Ukrainian intelligence officers have arrested a man they believe to be Sanix, a notorious cyber-criminal responsible for selling billions of log-ins online.
In concert with cyber police, agents from the Secret Service of Ukraine (SBU) swooped on the individual, who lived in the Ivano-Frankivsk region.
They seized 2TB of stolen user information, mobile phones “with evidence of illegal activities” and cash from illegal transactions amounting to around 190,0000 hryvnias ($7100) and more than $3000.
Officers also took from the arrested man’s apartment PINs for bank cards, cryptocurrency wallets, PayPal account details, and “information about computers hacked for further use in botnets and for organizing DDoS attacks.”
Sanix is widely believed to have been responsible for selling the “Collection” combo lists of email usernames and passwords that first emerged in January 2019.
The first data dump, dubbed “Collection #1,” contained 772 million unique email addresses, the largest single trove to be fed into the HaveIBeenPwned breach notification site, and more than 21 million unique passwords.
It subsequently emerged that this collection contained data that was two or three years old, gathered from multiple sources. However, the person trying to sell them, dubbed “Sanixer” on Telegram, told Brian Krebs at the time that the other packages up for sale were more current.

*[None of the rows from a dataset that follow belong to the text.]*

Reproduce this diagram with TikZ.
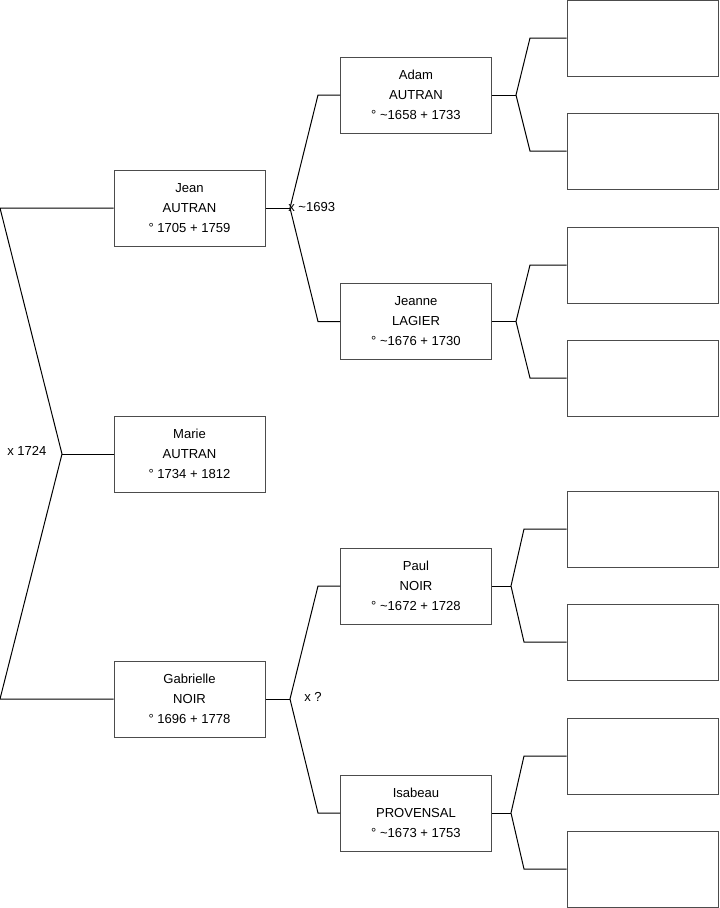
\documentclass[tikz,border=0pt]{standalone}
\usepackage{fontspec}
\setmainfont{Liberation Sans}
\begin{document}
\begin{tikzpicture}[x=0.75pt,y=-0.75pt,
  person/.style={draw=black!70,line width=0.75pt,minimum width=113.25pt,minimum height=57pt,inner sep=0pt,align=center,font=\fontsize{9.8}{15}\selectfont},
  link/.style={draw=black,line width=0.75pt},
  lbl/.style={font=\fontsize{9.8}{11}\selectfont,inner sep=0pt}]
\useasboundingbox (0,0) rectangle (719,908);
% generation 1
\node[person] (jean) at (189.5,208) {Jean\\AUTRAN\\° 1705 + 1759};
\node[person] (marie) at (189.5,454) {Marie\\AUTRAN\\° 1734 + 1812};
\node[person] (gab) at (189.5,699) {Gabrielle\\NOIR\\° 1696 + 1778};
% generation 2
\node[person] (adam) at (416,95) {Adam\\AUTRAN\\° \textasciitilde1658 + 1733};
\node[person] (jeanne) at (416,321.5) {Jeanne\\LAGIER\\° \textasciitilde1676 + 1730};
\node[person] (paul) at (416,586) {Paul\\NOIR\\° \textasciitilde1672 + 1728};
\node[person] (isa) at (416,813) {Isabeau\\PROVENSAL\\° \textasciitilde1673 + 1753};
% generation 3
\node[person] (r1) at (642.5,38) {};
\node[person] (r2) at (642.5,151) {};
\node[person] (r3) at (642.5,265) {};
\node[person] (r4) at (642.5,378) {};
\node[person] (r5) at (642.5,529) {};
\node[person] (r6) at (642.5,642) {};
\node[person] (r7) at (642.5,756) {};
\node[person] (r8) at (642.5,869) {};
% coordinates
\coordinate (m0) at (62,454);
\coordinate (mt) at (0,208);
\coordinate (mb) at (0,699);
\coordinate (j0) at (290,208);
\coordinate (jt) at (318,95);
\coordinate (jb) at (318,321.5);
\coordinate (g0) at (290,699);
\coordinate (gt) at (318,586);
\coordinate (gb) at (318,813);
\coordinate (a0) at (516,95);
\coordinate (at) at (530,38);
\coordinate (ab) at (530,151);
\coordinate (e0) at (516,321.5);
\coordinate (et) at (530,265);
\coordinate (eb) at (530,378);
\coordinate (p0) at (511,586);
\coordinate (pt) at (524,529);
\coordinate (pb) at (524,642);
\coordinate (i0) at (511,813);
\coordinate (it) at (524,756);
\coordinate (ib) at (524,869);
% links
\draw[link] (marie.west) -- (m0);
\draw[link] (jean.west) -- (mt) -- (m0) -- (mb) -- (gab.west);
\draw[link] (jean.east) -- (j0);
\draw[link] (adam.west) -- (jt) -- (j0) -- (jb) -- (jeanne.west);
\draw[link] (gab.east) -- (g0);
\draw[link] (paul.west) -- (gt) -- (g0) -- (gb) -- (isa.west);
\draw[link] (adam.east) -- (a0);
\draw[link] (r1.west) -- (at) -- (a0) -- (ab) -- (r2.west);
\draw[link] (jeanne.east) -- (e0);
\draw[link] (r3.west) -- (et) -- (e0) -- (eb) -- (r4.west);
\draw[link] (paul.east) -- (p0);
\draw[link] (r5.west) -- (pt) -- (p0) -- (pb) -- (r6.west);
\draw[link] (isa.east) -- (i0);
\draw[link] (r7.west) -- (it) -- (i0) -- (ib) -- (r8.west);
% labels
\node[lbl,anchor=west] (l1) at (7,451) {x 1724};
\node[lbl,anchor=west] (l2) at (288,207) {x \textasciitilde1693};
\node[lbl,anchor=west] (l3) at (304,697) {x ?};
\end{tikzpicture}
\end{document}
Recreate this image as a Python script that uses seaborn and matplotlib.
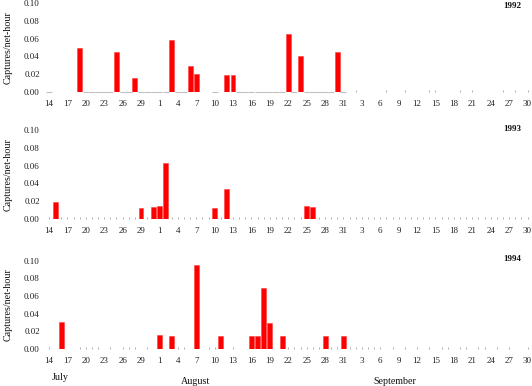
import numpy as np
import pandas as pd
import matplotlib
matplotlib.use("Agg")
import matplotlib.pyplot as plt
import seaborn as sns

# ---- data -------------------------------------------------------------
years = ["1992", "1993", "1994"]

capture_dates_1992 = ["07-19", "07-25", "07-28", "08-03", "08-06", "08-07",
                      "08-12", "08-13", "08-22", "08-24", "08-30"]
capture_rates_1992 = [0.050, 0.045, 0.016, 0.058, 0.029, 0.020,
                      0.019, 0.019, 0.065, 0.040, 0.045]

capture_dates_1993 = ["07-15", "07-29", "07-31", "08-01", "08-02",
                      "08-10", "08-12", "08-25", "08-26"]
capture_rates_1993 = [0.019, 0.012, 0.013, 0.015, 0.063,
                      0.012, 0.034, 0.015, 0.014]

capture_dates_1994 = ["07-16", "08-01", "08-03", "08-07", "08-11", "08-16",
                      "08-17", "08-18", "08-19", "08-21", "08-28", "08-31"]
capture_rates_1994 = [0.031, 0.016, 0.015, 0.095, 0.015, 0.015,
                      0.015, 0.069, 0.029, 0.015, 0.015, 0.015]

# nights sampled with no captures
zero_dates_1992 = ["07-14", "07-20", "07-21", "07-22", "07-23", "07-24",
                   "07-26", "07-27", "07-29", "07-30", "07-31", "08-01",
                   "08-02", "08-04", "08-05", "08-10", "08-14", "08-15",
                   "08-16", "08-17", "08-18", "08-19", "08-20", "08-21",
                   "08-23", "08-25", "08-26", "08-27", "08-28", "08-29",
                   "08-31", "09-02", "09-07", "09-10", "09-14", "09-15",
                   "09-19", "09-21", "09-26", "09-28", "09-30"]
zero_dates_1994 = ["07-14", "07-19", "07-20", "07-21", "07-22", "07-24",
                   "07-26", "07-27", "07-28", "07-30", "08-04", "08-05",
                   "08-09", "08-10", "08-13", "08-22", "08-23", "08-24",
                   "08-25", "08-26", "08-27", "08-29", "08-30", "09-01",
                   "09-02", "09-03", "09-04", "09-05", "09-06", "09-08",
                   "09-10", "09-12", "09-14", "09-16", "09-17", "09-19",
                   "09-20", "09-22", "09-23", "09-25", "09-27", "09-30"]

season_start = "07-14"
season_end = "09-30"
month_labels = ["July", "August", "September"]

# ---- helpers ----------------------------------------------------------
def offset(md):
    return (pd.Timestamp("2001-" + md) - pd.Timestamp("2001-" + season_start)).days

n_days = offset(season_end) + 1
all_days = pd.date_range("2001-" + season_start, "2001-" + season_end)

captures = {
    "1992": (capture_dates_1992, capture_rates_1992),
    "1993": (capture_dates_1993, capture_rates_1993),
    "1994": (capture_dates_1994, capture_rates_1994),
}
cap_offsets_1993 = [offset(d) for d in capture_dates_1993]
zero_days = {
    "1992": [offset(d) for d in zero_dates_1992],
    "1993": [i for i in range(n_days) if i not in cap_offsets_1993],
    "1994": [offset(d) for d in zero_dates_1994],
}
sept_start = offset("09-01")

# ---- figure -----------------------------------------------------------
sns.set_style("white")
plt.rcParams["font.family"] = ["Liberation Serif", "DejaVu Serif"]

W, H = 532, 386
fig = plt.figure(figsize=(W / 100, H / 100), dpi=100)

px_day = (527.5 - 49) / (n_days - 1)
xl = -0.6
left_px = 49 + xl * px_day
right_px = 49 + (n_days - 1 - xl) * px_day
panel_px = [(3, 92), (130, 219), (260.7, 349)]  # (top of 0.10, zero line)
year_y = [0.0965, 0.1015, 0.1015]

tick_pos = list(range(0, n_days, 3))
tick_lab = [str(all_days[i].day) for i in tick_pos]

for yr, (top, bot), yy in zip(years, panel_px, year_y):
    ax = fig.add_axes([left_px / W, 1 - bot / H,
                       (right_px - left_px) / W, (bot - top) / H])
    dates, rates = captures[yr]
    df = pd.DataFrame({"day": np.arange(n_days), "rate": np.zeros(n_days)})
    for d, r in zip(dates, rates):
        df.loc[offset(d), "rate"] = r
    sns.barplot(data=df, x="day", y="rate", order=list(range(n_days)),
                color="#ff0000", saturation=1, width=0.8, ax=ax,
                edgecolor="#ff4040", linewidth=0.4, errorbar=None)
    zd = zero_days[yr]
    if yr == "1992":
        dash = [d for d in zd if d < sept_start]
        dots = [d for d in zd if d >= sept_start]
        ax.plot(dash, [0] * len(dash), ls="none", marker="_", ms=4.6,
                mew=0.8, color="#c0c0c0", clip_on=False, zorder=0.5)
    else:
        dots = zd
    ax.plot(dots, [0.0012] * len(dots), ls="none", marker="|", ms=1.8,
            mew=0.6, color="#a0a0a0", clip_on=False, zorder=0.5)
    ax.set_xlim(xl, n_days - 1 - xl)
    ax.set_ylim(0, 0.10)
    yt = [0.0, 0.02, 0.04, 0.06, 0.08, 0.10]
    ax.set_yticks(yt)
    ax.set_yticklabels([f"{v:.2f}" for v in yt])
    ax.set_xticks(tick_pos)
    ax.set_xticklabels(tick_lab)
    ax.tick_params(axis="x", length=0, pad=6, labelsize=6.5, colors="#222222")
    ax.tick_params(axis="y", length=2, width=0.6, color="#999999",
                   pad=2, labelsize=6.5, labelcolor="#222222")
    for s in ax.spines.values():
        s.set_visible(False)
    ax.set_xlabel("")
    ax.set_ylabel("")
    ax.text(75.5, yy, yr, ha="center", va="center", fontsize=6.5,
            fontweight="bold", color="#111111")
    fig.text(8 / W, 1 - (top + bot) / 2 / H, "Captures/net-hour",
             rotation=90, ha="center", va="center", fontsize=7.2,
             color="#111111")

fig.text(60 / W, 1 - 377 / H, month_labels[0], ha="center", va="center",
         fontsize=7.2, color="#111111")
fig.text(196 / W, 1 - 381 / H, month_labels[1], ha="center", va="center",
         fontsize=7.2, color="#111111")
fig.text(395 / W, 1 - 381 / H, month_labels[2], ha="center", va="center",
         fontsize=7.2, color="#111111")

fig.savefig("out.png", dpi=100)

Together, he claimed they amounted to around 4TB of data, or many billions of records.
Such lists are typically bought and used in credential stuffing attacks, where they’re fed into an automated program and tried simultaneously on multiple sites and accounts in a bid to crack them open.
The reason cyber-criminals have success with this tactic is that computer users continue to reuse their passwords across multiple services.
The SBU said it found evidence of Collection #1 on Sanix’s machine along with “at least seven similar databases” of stolen and cracked/decrypted passwords.